→ **STORED DATA**:
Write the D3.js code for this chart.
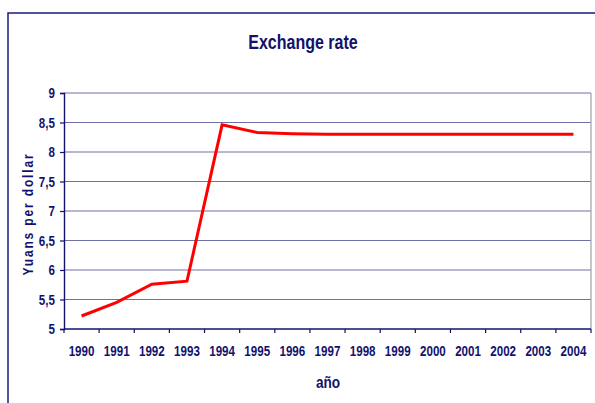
<!DOCTYPE html>
<html>
<head>
<meta charset="utf-8">
<script src="https://cdn.jsdelivr.net/npm/d3@7"></script>
<style>
  body { margin: 0; background: #fff; }
  text { font-family: "Liberation Sans", Arial, sans-serif; font-weight: bold; fill: #12126c; }
</style>
</head>
<body>
<svg id="chart" width="595" height="403"></svg>
<script>
// Years on the x axis
var years = ["1990", "1991", "1992", "1993", "1994", "1995", "1996", "1997",
             "1998", "1999", "2000", "2001", "2002", "2003", "2004"];

// Yuans per dollar
var rates = [5.22, 5.45, 5.76, 5.81, 8.46, 8.33, 8.31, 8.30,
             8.30, 8.30, 8.30, 8.30, 8.30, 8.30, 8.30];

var yTicks = [5, 5.5, 6, 6.5, 7, 7.5, 8, 8.5, 9];

var svg = d3.select("#chart");
var navy = "#12126c";

// Squeeze text horizontally, the original font looks tall and narrow
function narrow(sel, ratio) {
    sel.each(function () {
        var w = this.getComputedTextLength();
        d3.select(this)
            .attr("textLength", w * ratio)
            .attr("lengthAdjust", "spacingAndGlyphs");
    });
}

// Outer chart frame (runs off the right and bottom of the picture)
svg.append("rect")
    .attr("x", 8).attr("y", 13)
    .attr("width", 620).attr("height", 420)
    .attr("fill", "none")
    .attr("stroke", "#1a1a80")
    .attr("stroke-width", 1.5);

var plot = { left: 64, right: 591, top: 93, bottom: 329 };

var x = d3.scaleBand()
    .domain(years)
    .range([plot.left, plot.right]);

var y = d3.scaleLinear()
    .domain([5, 9])
    .range([plot.bottom, plot.top]);

var fmt = function (d) { return String(d).replace(".", ","); };

// Horizontal gridlines
svg.append("g").selectAll("line")
    .data(yTicks.slice(1))
    .join("line")
    .attr("x1", plot.left).attr("x2", plot.right)
    .attr("y1", function (d) { return y(d); })
    .attr("y2", function (d) { return y(d); })
    .attr("stroke", "#7070a8")
    .attr("stroke-width", 1.2);

// Right border of plot area
svg.append("line")
    .attr("x1", plot.right).attr("x2", plot.right)
    .attr("y1", plot.top).attr("y2", plot.bottom)
    .attr("stroke", "#a0a0a0")
    .attr("stroke-width", 1.2);

// Y axis
var yAxis = svg.append("g")
    .attr("transform", "translate(" + plot.left + ",0)")
    .call(d3.axisLeft(y).tickValues(yTicks).tickFormat(fmt).tickSize(4).tickPadding(5));

// X axis: ticks on category boundaries
var xAxis = svg.append("g")
    .attr("transform", "translate(0," + plot.bottom + ")")
    .call(d3.axisBottom(x).tickSize(0).tickPadding(17));

xAxis.selectAll(".boundary")
    .data(years.concat(["end"]))
    .join("line")
    .attr("class", "boundary")
    .attr("x1", function (d, i) { return plot.left + i * x.step(); })
    .attr("x2", function (d, i) { return plot.left + i * x.step(); })
    .attr("y1", 0).attr("y2", 4)
    .attr("stroke", navy)
    .attr("stroke-width", 1.2);

[yAxis, xAxis].forEach(function (g) {
    g.select(".domain").attr("stroke", navy).attr("stroke-width", 1.4);
    g.selectAll(".tick line").attr("stroke", navy).attr("stroke-width", 1.2);
    g.selectAll("text")
        .style("font-family", "'Liberation Sans', Arial, sans-serif")
        .style("font-weight", "bold")
        .style("font-size", "14.5px")
        .attr("fill", navy)
        .call(narrow, 0.8);
});
xAxis.select(".domain").attr("d", "M" + plot.left + ",0H" + plot.right);

// The exchange rate line
var line = d3.line()
    .x(function (d, i) { return x(years[i]) + x.bandwidth() / 2; })
    .y(function (d) { return y(d); });

svg.append("path")
    .datum(rates)
    .attr("d", line)
    .attr("fill", "none")
    .attr("stroke", "#ff0000")
    .attr("stroke-width", 3)
    .attr("stroke-linejoin", "miter");

// Titles
svg.append("text")
    .attr("x", 303).attr("y", 49)
    .attr("text-anchor", "middle")
    .style("font-size", "20px")
    .text("Exchange rate")
    .call(narrow, 0.8);

svg.append("text")
    .attr("x", 328).attr("y", 388)
    .attr("text-anchor", "middle")
    .style("font-size", "16px")
    .text("año")
    .call(narrow, 0.85);

// Spaced-out y title, squeezed to the length seen in the original
svg.append("text")
    .attr("transform", "translate(33,214) rotate(-90)")
    .attr("text-anchor", "middle")
    .style("font-size", "15px")
    .style("letter-spacing", "2.3px")
    .attr("textLength", 123)
    .attr("lengthAdjust", "spacingAndGlyphs")
    .text("Yuans per dollar");
</script>
</body>
</html>
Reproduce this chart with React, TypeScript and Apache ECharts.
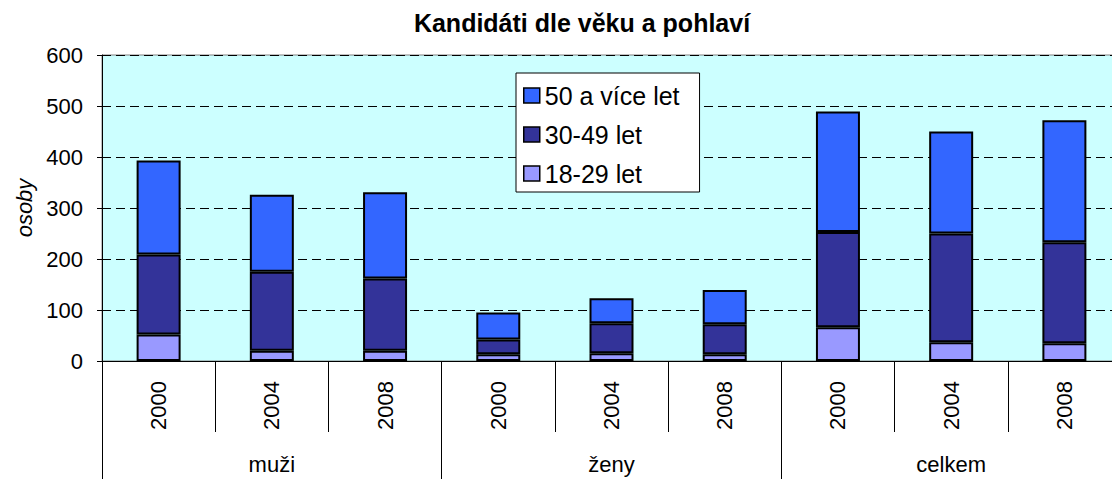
import React, { useEffect, useRef } from "react";
import * as echarts from "echarts";

const years = ["2000", "2004", "2008"];
const groups = ["muži", "ženy", "celkem"];
const seriesNames = ["18-29 let", "30-49 let", "50 a více let"];
const age18to29 = [52, 20, 20, 13, 15, 13, 66, 37, 35];
const age30to49 = [157, 155, 142, 29, 59, 59, 187, 213, 198];
const age50plus = [184, 151, 169, 53, 49, 67, 236, 200, 239];
const yTicks = { min: 0, max: 600, interval: 100 };

const colors = ["#9999FF", "#333399", "#3366FF"];
const FONT = "'Liberation Sans', Arial, sans-serif";

export default function App() {
  const ref = useRef<HTMLDivElement>(null);
  useEffect(() => {
    if (!ref.current) return;
    document.documentElement.style.overflow = "hidden";
    document.body.style.overflow = "hidden";
    const chart = echarts.init(ref.current, undefined, { renderer: "svg" });
    const categories: string[] = [];
    groups.forEach((g) => years.forEach((y) => categories.push(g + "|" + y)));
    const values = [age18to29, age30to49, age50plus];
    chart.setOption({
      animation: false,
      textStyle: { fontFamily: FONT, color: "#000" },
      title: {
        text: "Kandidáti dle věku a pohlaví",
        left: 582,
        textAlign: "center",
        top: 10,
        padding: 0,
        textStyle: { fontFamily: FONT, fontSize: 25, fontWeight: "bold", color: "#000" },
      },
      legend: {
        orient: "vertical",
        left: 516,
        top: 73,
        data: ["50 a více let", "30-49 let", "18-29 let"],
        backgroundColor: "#FFFFFF",
        borderColor: "#000",
        borderWidth: 1,
        padding: [10, 20, 6, 7],
        itemGap: 14,
        itemWidth: 16,
        itemHeight: 15,
        icon: "rect",
        itemStyle: { borderColor: "#000", borderWidth: 1.5 },
        textStyle: { fontFamily: FONT, fontSize: 25, color: "#000", lineHeight: 25 },
      },
      grid: {
        left: 102,
        top: 55,
        width: 1019,
        height: 306,
        show: true,
        backgroundColor: "#CCFFFF",
        borderColor: "#808080",
        borderWidth: 1,
      },
      xAxis: [
        {
          type: "category",
          data: categories,
          position: "bottom",
          axisLine: { show: true, lineStyle: { color: "#000", width: 1 } },
          axisTick: { show: true, interval: 0, length: 71, lineStyle: { color: "#000", width: 1 } },
          axisLabel: {
            interval: 0,
            rotate: 90,
            margin: 20,
            fontSize: 22,
            fontFamily: FONT,
            color: "#000",
            formatter: (v: string) => v.split("|")[1],
          },
          splitLine: { show: false },
        },
        {
          type: "category",
          data: groups,
          position: "bottom",
          axisLine: { show: false },
          axisTick: { show: true, interval: 0, length: 120, lineStyle: { color: "#000", width: 1 } },
          axisLabel: { interval: 0, margin: 92, fontSize: 22, fontFamily: FONT, color: "#000" },
          splitLine: { show: false },
        },
      ],
      yAxis: {
        type: "value",
        min: yTicks.min,
        max: yTicks.max,
        interval: yTicks.interval,
        name: "osoby",
        nameLocation: "middle",
        nameRotate: 90,
        nameGap: 66,
        nameTextStyle: { fontFamily: FONT, fontSize: 22, fontStyle: "italic", color: "#000" },
        axisLine: { show: true, lineStyle: { color: "#000", width: 1 } },
        axisTick: { show: true, length: 5, lineStyle: { color: "#000" } },
        axisLabel: { fontSize: 22, fontFamily: FONT, color: "#000", margin: 19 },
        splitLine: { show: true, lineStyle: { color: "#000", type: [9, 5], width: 1 } },
      },
      series: seriesNames.map((name, i) => ({
        name,
        type: "bar",
        stack: "total",
        xAxisIndex: 0,
        barWidth: 44,
        data: values[i],
        itemStyle: { color: colors[i], borderColor: "#000", borderWidth: 2 },
      })),
    });
    return () => chart.dispose();
  }, []);
  return (
    <div
      ref={ref}
      style={{ position: "fixed", left: 0, top: 0, width: 1130, height: 479, background: "#fff" }}
    />
  );
}
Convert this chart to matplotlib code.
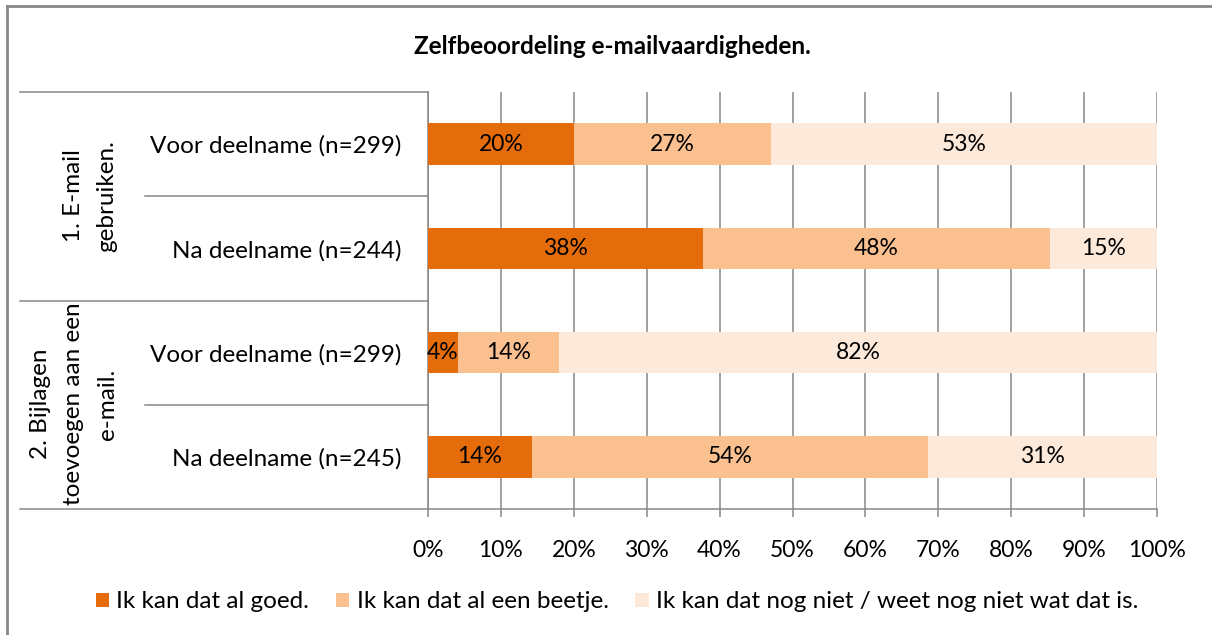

→ **EXERCISE**: Write out the lines from the start of the material to the line with "8.30, 8.30, 8.30, 8.30, 8.30, 8.30, 8.30];", inclusive and exactly. Skip the pictures.

→ **WRITTEN ANSWER**:
Write the D3.js code for this chart.
<!DOCTYPE html>
<html>
<head>
<meta charset="utf-8">
<script src="https://cdn.jsdelivr.net/npm/d3@7"></script>
<style>
  body { margin: 0; background: #fff; }
  text { font-family: "Liberation Sans", Arial, sans-serif; font-weight: bold; fill: #12126c; }
</style>
</head>
<body>
<svg id="chart" width="595" height="403"></svg>
<script>
// Years on the x axis
var years = ["1990", "1991", "1992", "1993", "1994", "1995", "1996", "1997",
             "1998", "1999", "2000", "2001", "2002", "2003", "2004"];

// Yuans per dollar
var rates = [5.22, 5.45, 5.76, 5.81, 8.46, 8.33, 8.31, 8.30,
             8.30, 8.30, 8.30, 8.30, 8.30, 8.30, 8.30];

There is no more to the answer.